COLLECTED MATERIAL:
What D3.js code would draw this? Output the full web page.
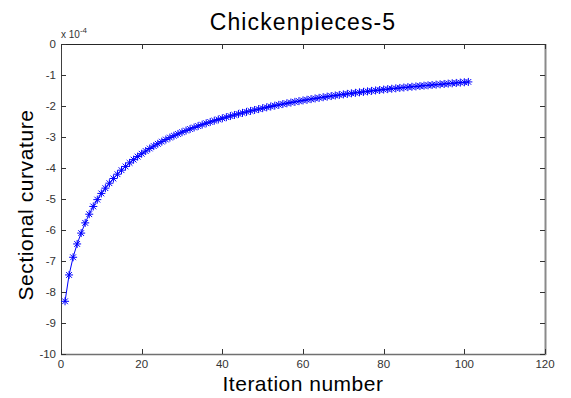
<!DOCTYPE html>
<html>
<head>
<meta charset="utf-8">
<script src="https://cdn.jsdelivr.net/npm/d3@7"></script>
<style>
  body { margin: 0; background: #fff; }
  svg { display: block; font-family: "Liberation Sans", Arial, sans-serif; }
</style>
</head>
<body>
<script>
// iteration numbers 1..101 and curvature values (units of 1e-4)
var iterations = [];
for (var k = 1; k <= 101; k++) iterations.push(k);

var curvature = [
  -8.30, -7.45, -6.88, -6.45, -6.10, -5.77, -5.49, -5.24, -5.02, -4.82,
  -4.65, -4.49, -4.34, -4.20, -4.07, -3.95, -3.835, -3.73, -3.632, -3.54,
  -3.453, -3.371, -3.293, -3.219, -3.149, -3.082, -3.019, -2.959, -2.901, -2.846,
  -2.793, -2.742, -2.693, -2.646, -2.601, -2.557, -2.515, -2.474, -2.435, -2.397,
  -2.36, -2.324, -2.289, -2.255, -2.222, -2.19, -2.159, -2.129, -2.10, -2.071,
  -2.043, -2.016, -1.989, -1.963, -1.938, -1.913, -1.889, -1.866, -1.843, -1.821,
  -1.799, -1.778, -1.757, -1.737, -1.717, -1.698, -1.679, -1.661, -1.643, -1.625,
  -1.608, -1.591, -1.575, -1.559, -1.543, -1.528, -1.513, -1.498, -1.484, -1.47,
  -1.456, -1.443, -1.43, -1.417, -1.404, -1.392, -1.38, -1.368, -1.356, -1.344,
  -1.333, -1.322, -1.311, -1.30, -1.289, -1.278, -1.267, -1.256, -1.245, -1.234,
  -1.223
];

var xTicks = [0, 20, 40, 60, 80, 100, 120];
var yTicks = [0, -1, -2, -3, -4, -5, -6, -7, -8, -9, -10];

var titleText = "Chickenpieces-5";
var xLabel = "Iteration number";
var yLabel = "Sectional curvature";

var width = 571, height = 398;
var pLeft = 61, pRight = 545, pTop = 44, pBottom = 354;

var svg = d3.select("body").append("svg")
    .attr("width", width)
    .attr("height", height);

var x = d3.scaleLinear().domain([0, 120]).range([pLeft, pRight]);
var y = d3.scaleLinear().domain([-10, 0]).range([pBottom, pTop]);

// box
svg.append("line").attr("x1", pLeft).attr("x2", pRight).attr("y1", pTop + 0.5).attr("y2", pTop + 0.5)
    .style("stroke", "#262626");
svg.append("line").attr("x1", pLeft + 0.5).attr("x2", pLeft + 0.5).attr("y1", pTop).attr("y2", pBottom)
    .style("stroke", "#404040");
svg.append("line").attr("x1", pLeft).attr("x2", pRight + 1).attr("y1", pBottom + 0.5).attr("y2", pBottom + 0.5)
    .style("stroke", "#707070").style("stroke-width", 1.5);
svg.append("line").attr("x1", pRight + 0.5).attr("x2", pRight + 0.5).attr("y1", pTop).attr("y2", pBottom + 1)
    .style("stroke", "#8a8a8a").style("stroke-width", 2);

// ticks, inward, on all four sides
var tickLen = 5;
svg.selectAll(".xt").data(xTicks).enter().append("line")
    .attr("x1", function (d) { return Math.round(x(d)) + 0.5; })
    .attr("x2", function (d) { return Math.round(x(d)) + 0.5; })
    .attr("y1", pBottom).attr("y2", pBottom - tickLen)
    .style("stroke", "#333");
svg.selectAll(".xt2").data(xTicks).enter().append("line")
    .attr("x1", function (d) { return Math.round(x(d)) + 0.5; })
    .attr("x2", function (d) { return Math.round(x(d)) + 0.5; })
    .attr("y1", pTop).attr("y2", pTop + tickLen)
    .style("stroke", "#333");
svg.selectAll(".yt").data(yTicks).enter().append("line")
    .attr("y1", function (d) { return Math.round(y(d)) + 0.5; })
    .attr("y2", function (d) { return Math.round(y(d)) + 0.5; })
    .attr("x1", pLeft).attr("x2", pLeft + tickLen)
    .style("stroke", "#333");
svg.selectAll(".yt2").data(yTicks).enter().append("line")
    .attr("y1", function (d) { return Math.round(y(d)) + 0.5; })
    .attr("y2", function (d) { return Math.round(y(d)) + 0.5; })
    .attr("x1", pRight).attr("x2", pRight - tickLen)
    .style("stroke", "#333");

// tick labels
svg.selectAll(".xl").data(xTicks).enter().append("text")
    .attr("x", function (d) { return x(d); })
    .attr("y", pBottom + 14)
    .attr("text-anchor", "middle")
    .style("font-size", "11.5px")
    .style("fill", "#333")
    .text(function (d) { return d; });
svg.selectAll(".yl").data(yTicks).enter().append("text")
    .attr("x", pLeft - 5)
    .attr("y", function (d) { return y(d) + 4; })
    .attr("text-anchor", "end")
    .style("font-size", "11.5px")
    .style("fill", "#333")
    .text(function (d) { return d; });

// exponent
var expo = svg.append("text").attr("x", pLeft).attr("y", pTop - 6)
    .style("font-size", "10px").style("fill", "#333");
expo.append("tspan").text("x 10");
expo.append("tspan").attr("dy", -5).style("font-size", "8px").text("-4");

// line + asterisk markers
var line = d3.line()
    .x(function (d, i) { return x(iterations[i]); })
    .y(function (d) { return y(d); });

svg.append("path")
    .datum(curvature)
    .attr("d", line)
    .style("fill", "none")
    .style("stroke", "#0000ff")
    .style("stroke-width", 1);

var r = 4;
function asterisk() {
    var dd = r * 0.72;
    return "M" + (-r) + ",0L" + r + ",0M0," + (-r) + "L0," + r +
        "M" + (-dd) + "," + (-dd) + "L" + dd + "," + dd +
        "M" + (-dd) + "," + dd + "L" + dd + "," + (-dd);
}
svg.selectAll(".mk").data(curvature).enter().append("path")
    .attr("transform", function (d, i) { return "translate(" + x(iterations[i]) + "," + y(d) + ")"; })
    .attr("d", asterisk())
    .style("fill", "none")
    .style("stroke", "#0000ff")
    .style("stroke-width", 1);

// titles
svg.append("text")
    .attr("x", (pLeft + pRight) / 2)
    .attr("y", 30)
    .attr("text-anchor", "middle")
    .style("font-size", "23px")
    .style("letter-spacing", "1.1px")
    .style("fill", "#000")
    .text(titleText);

svg.append("text")
    .attr("x", (pLeft + pRight) / 2)
    .attr("y", 391)
    .attr("text-anchor", "middle")
    .style("font-size", "21px")
    .style("letter-spacing", "0.5px")
    .style("fill", "#000")
    .text(xLabel);

svg.append("text")
    .attr("transform", "translate(33," + ((pTop + pBottom) / 2 + 6) + ") rotate(-90)")
    .attr("text-anchor", "middle")
    .style("font-size", "21px")
    .style("letter-spacing", "0.6px")
    .style("fill", "#000")
    .text(yLabel);
</script>
</body>
</html>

TASK DIRECTIONS:
Repeat, exactly and in full, each line from the start of the data to the line that contains "d3.scaleLinear().domain([-10, 0]).range([pBottom, pTop]);". Pictures do not go in.

SOLUTION BELOW:
What D3.js code would draw this? Output the full web page.
<!DOCTYPE html>
<html>
<head>
<meta charset="utf-8">
<script src="https://cdn.jsdelivr.net/npm/d3@7"></script>
<style>
  body { margin: 0; background: #fff; }
  svg { display: block; font-family: "Liberation Sans", Arial, sans-serif; }
</style>
</head>
<body>
<script>
// iteration numbers 1..101 and curvature values (units of 1e-4)
var iterations = [];
for (var k = 1; k <= 101; k++) iterations.push(k);

var curvature = [
  -8.30, -7.45, -6.88, -6.45, -6.10, -5.77, -5.49, -5.24, -5.02, -4.82,
  -4.65, -4.49, -4.34, -4.20, -4.07, -3.95, -3.835, -3.73, -3.632, -3.54,
  -3.453, -3.371, -3.293, -3.219, -3.149, -3.082, -3.019, -2.959, -2.901, -2.846,
  -2.793, -2.742, -2.693, -2.646, -2.601, -2.557, -2.515, -2.474, -2.435, -2.397,
  -2.36, -2.324, -2.289, -2.255, -2.222, -2.19, -2.159, -2.129, -2.10, -2.071,
  -2.043, -2.016, -1.989, -1.963, -1.938, -1.913, -1.889, -1.866, -1.843, -1.821,
  -1.799, -1.778, -1.757, -1.737, -1.717, -1.698, -1.679, -1.661, -1.643, -1.625,
  -1.608, -1.591, -1.575, -1.559, -1.543, -1.528, -1.513, -1.498, -1.484, -1.47,
  -1.456, -1.443, -1.43, -1.417, -1.404, -1.392, -1.38, -1.368, -1.356, -1.344,
  -1.333, -1.322, -1.311, -1.30, -1.289, -1.278, -1.267, -1.256, -1.245, -1.234,
  -1.223
];

var xTicks = [0, 20, 40, 60, 80, 100, 120];
var yTicks = [0, -1, -2, -3, -4, -5, -6, -7, -8, -9, -10];

var titleText = "Chickenpieces-5";
var xLabel = "Iteration number";
var yLabel = "Sectional curvature";

var width = 571, height = 398;
var pLeft = 61, pRight = 545, pTop = 44, pBottom = 354;

var svg = d3.select("body").append("svg")
    .attr("width", width)
    .attr("height", height);

var x = d3.scaleLinear().domain([0, 120]).range([pLeft, pRight]);
var y = d3.scaleLinear().domain([-10, 0]).range([pBottom, pTop]);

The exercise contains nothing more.